Corporations Keyed to Klein
Paramount Communications, Inc. v. Time, Inc
Facts
Time decided to seek a merger or acquire a company to expand their enterprise. After researching several options, Time decided to combine with Warner. Time was known for its record of respectable journalism, and Warner was known for its entertainment programming. Time wanted to partner with a company that would ensure that Time would be able to keep their journalistic integrity post-merger. The plan called for Time’s president to serve as CEO while Warner shareholders would own 62% of Time’s stock. Time was concerned that other parties may consider this merger as a sale of Time, and therefore Time’s board enacted several defensive tactics, such as a no-shop clause, that would make them unattractive to a third party.

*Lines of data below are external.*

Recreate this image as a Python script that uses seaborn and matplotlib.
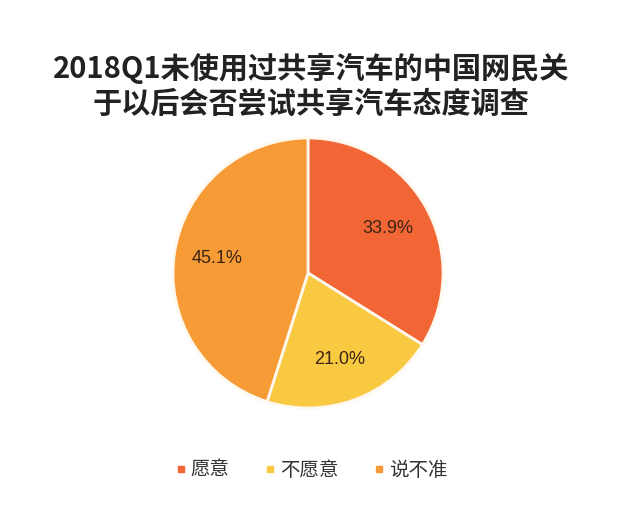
import matplotlib
matplotlib.use('Agg')
import matplotlib.pyplot as plt
import seaborn as sns
import numpy as np

labels = ['愿意', '不愿意', '说不准']
values = [33.9, 21.0, 45.1]
colors = ['#F26535', '#F9C941', '#F79B36']
title = '2018Q1未使用过共享汽车的中国网民关\n于以后会否尝试共享汽车态度调查'

sns.set_theme(style='white')
plt.rcParams['font.family'] = ['Noto Sans CJK SC', 'DejaVu Sans']

fig = plt.figure(figsize=(6.4, 5.09), dpi=100)
fig.patch.set_facecolor('white')

# pie axes: centre ~ (308, 273) px, radius ~135 px
cx, cy, r = 308, 273, 135
ax = fig.add_axes([(cx - r) / 640, 1 - (cy + r) / 509, 2 * r / 640, 2 * r / 509])
wedges, texts = ax.pie(values, colors=colors, startangle=90, counterclock=False,
                       wedgeprops=dict(edgecolor='#FFF8EE', linewidth=2))
ax.set_xlim(-1, 1)
ax.set_ylim(-1, 1)
ax.set_aspect('equal')

for w, v in zip(wedges, values):
    ang = np.deg2rad((w.theta1 + w.theta2) / 2)
    ax.text(0.68 * np.cos(ang), 0.68 * np.sin(ang), f'{v:.1f}%',
            ha='center', va='center', fontsize=13, color='#3a2414',
            family=['Liberation Sans', 'DejaVu Sans'])

fig.text(0.486, 1 - 86 / 509, title, ha='center', va='center', fontsize=21,
         fontweight='bold', color='#222222', linespacing=1.2)

handles = [plt.Line2D([0], [0], marker='s', linestyle='', markersize=5,
                      markerfacecolor=c, markeredgecolor=c) for c in colors]
fig.legend(handles, labels, loc='center', bbox_to_anchor=(0.485, 1 - 470 / 509),
           ncol=3, frameon=False, fontsize=14, labelcolor='#333333',
           handletextpad=0.1, columnspacing=1.7, handlelength=0.8)

fig.savefig('out.png', dpi=100, facecolor='white')
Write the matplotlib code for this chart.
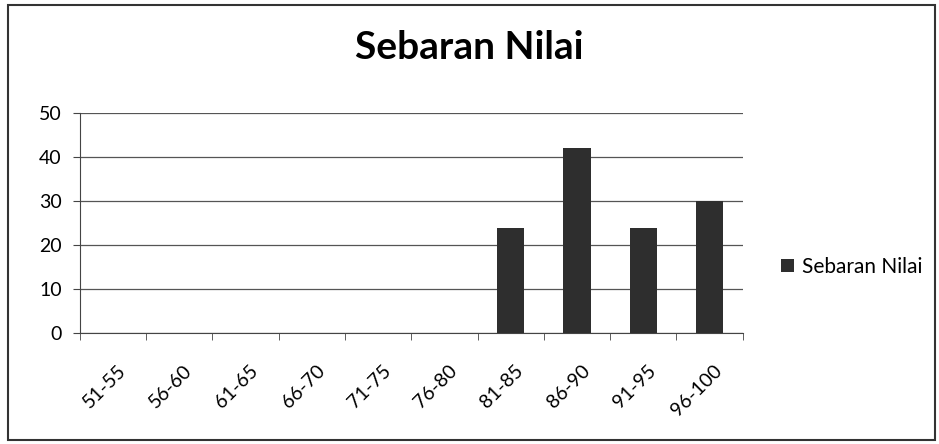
import matplotlib
matplotlib.use('Agg')
import matplotlib.pyplot as plt
from matplotlib.patches import Rectangle
import numpy as np

plt.rcParams['font.family'] = ['Lato', 'DejaVu Sans']

categories = ['51-55', '56-60', '61-65', '66-70', '71-75',
              '76-80', '81-85', '86-90', '91-95', '96-100']
values = [0, 0, 0, 0, 0, 0, 24, 42, 24, 30]
y_ticks = [0, 10, 20, 30, 40, 50]

fig = plt.figure(figsize=(9.39, 4.44), dpi=100)
ax = fig.add_axes([0.085, 0.25, 0.706, 0.495])

x = np.arange(len(categories))
ax.bar(x, values, width=0.41, color='#2e2e2e', label='Sebaran Nilai', zorder=3)

ax.set_xlim(-0.5, len(categories) - 0.5)
ax.set_ylim(0, 50)
ax.set_yticks(y_ticks)
ax.set_yticklabels([str(v) for v in y_ticks], fontsize=14)
ax.yaxis.grid(True, color='#555555', linewidth=0.9, zorder=0)
ax.tick_params(axis='y', length=5, color='#444444', pad=8)

# category labels between boundary ticks, like Excel
ax.set_xticks(x + 0.06)
ax.set_xticklabels(categories, rotation=45, ha='right', rotation_mode='anchor', fontsize=14)
ax.tick_params(axis='x', length=0, pad=21)
ax.set_xticks(np.arange(-0.5, len(categories)), minor=True)
ax.tick_params(axis='x', which='minor', length=5, color='#444444')

for s in ['top', 'right']:
    ax.spines[s].set_visible(False)
ax.spines['left'].set_color('#444444')
ax.spines['bottom'].set_color('#444444')

fig.text(0.5, 0.893, 'Sebaran Nilai', ha='center', va='center',
         fontsize=28, fontweight='bold')

ax.legend(loc='center left', bbox_to_anchor=(1.03, 0.3), frameon=False,
          fontsize=15, handlelength=0.6, handleheight=0.6, handletextpad=0.4)

fig.patches.append(Rectangle((0.009, 0.01), 0.987, 0.978, transform=fig.transFigure,
                             fill=False, edgecolor='#333333', linewidth=1.5))

fig.savefig('out.png', dpi=100)
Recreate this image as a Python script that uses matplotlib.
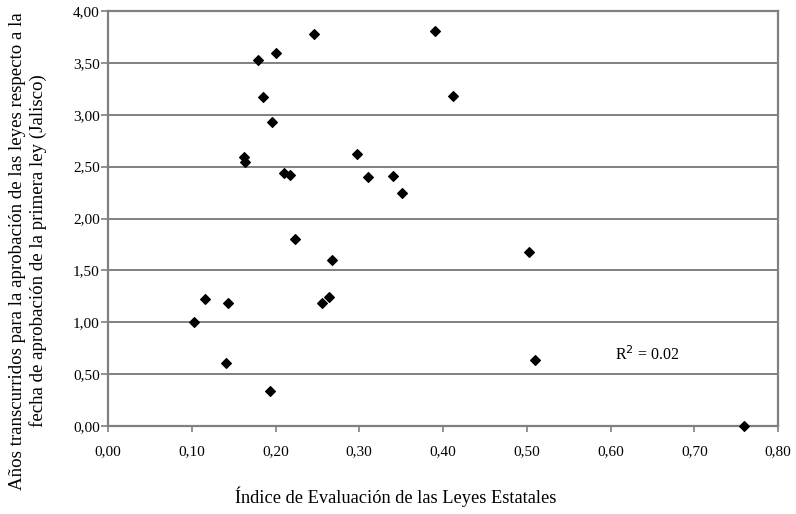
import matplotlib
matplotlib.use("Agg")
import matplotlib.pyplot as plt

plt.rcParams['font.family'] = ['Liberation Serif', 'DejaVu Serif']

# indice de evaluacion (x) vs anos transcurridos (y)
indice = [0.103, 0.116, 0.141, 0.143, 0.179, 0.201, 0.246, 0.390, 0.185, 0.196,
          0.162, 0.164, 0.210, 0.217, 0.297, 0.310, 0.340, 0.351, 0.223, 0.267,
          0.194, 0.256, 0.264, 0.412, 0.503, 0.510, 0.759]
anos = [1.00, 1.22, 0.61, 1.19, 3.53, 3.60, 3.78, 3.81, 3.17, 2.93,
        2.59, 2.54, 2.44, 2.42, 2.62, 2.40, 2.41, 2.25, 1.80, 1.60,
        0.34, 1.19, 1.24, 3.18, 1.68, 0.64, 0.00]

xticks = [0.0, 0.1, 0.2, 0.3, 0.4, 0.5, 0.6, 0.7, 0.8]
xlabels = ['0,00', '0,10', '0,20', '0,30', '0,40', '0,50', '0,60', '0,70', '0,80']
yticks = [0.0, 0.5, 1.0, 1.5, 2.0, 2.5, 3.0, 3.5, 4.0]
ylabels = ['0,00', '0,50', '1,00', '1,50', '2,00', '2,50', '3,00', '3,50', '4,00']

fig = plt.figure(figsize=(7.96, 5.14), dpi=100)
ax = fig.add_axes([108/796, 1-426/514, 670/796, 415/514])

ax.scatter(indice, anos, marker='D', s=24, color='black', zorder=3, clip_on=False)

ax.set_xlim(0, 0.8)
ax.set_ylim(0, 4)
ax.set_xticks(xticks)
ax.set_xticklabels(xlabels, fontsize=11)
ax.set_yticks(yticks)
ax.set_yticklabels(ylabels, fontsize=11)
ax.yaxis.grid(True, color='#808080', linewidth=1.4)
ax.set_axisbelow(True)
for s in ax.spines.values():
    s.set_color('#808080')
    s.set_linewidth(1.6)
ax.tick_params(axis='x', direction='out', length=4, color='#808080', width=1.2, pad=10)
ax.tick_params(axis='y', direction='out', length=5, color='#808080', width=1.2, pad=1)

ax.text(0.605, 0.684, 'R$^2$ = 0.02', fontsize=11.5, va='center', ha='left')

fig.text(396/796, 1-497/514, 'Índice de Evaluación de las Leyes Estatales',
         fontsize=13.2, ha='center', va='center')
fig.text(28/796, 1-251/514,
         'Años transcurridos para la aprobación de las leyes respecto a la\n'
         'fecha de aprobación de la primera ley (Jalisco)',
         fontsize=13.6, ha='center', va='center', rotation=90, multialignment='center')

fig.savefig('out.png', dpi=100)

In response to the merger talks, Paramount made a competing offer of $175 per share which was raised at one point to $200. Time was concerned that the journalistic integrity would be in jeopardy under Paramount’s ownership, and they believed that shareholder s would not understand why Warner was a better suitor. Paramount then brought this action to prevent the Time-Warner merger, arguing that Time put itself up for sale and under the Revlon holding the directors were required to act solely to maximize the shareholders’ profit. Plaintiffs also argued that the merger failed the Unocal test because Time’s directors did not act in a reasonable manner.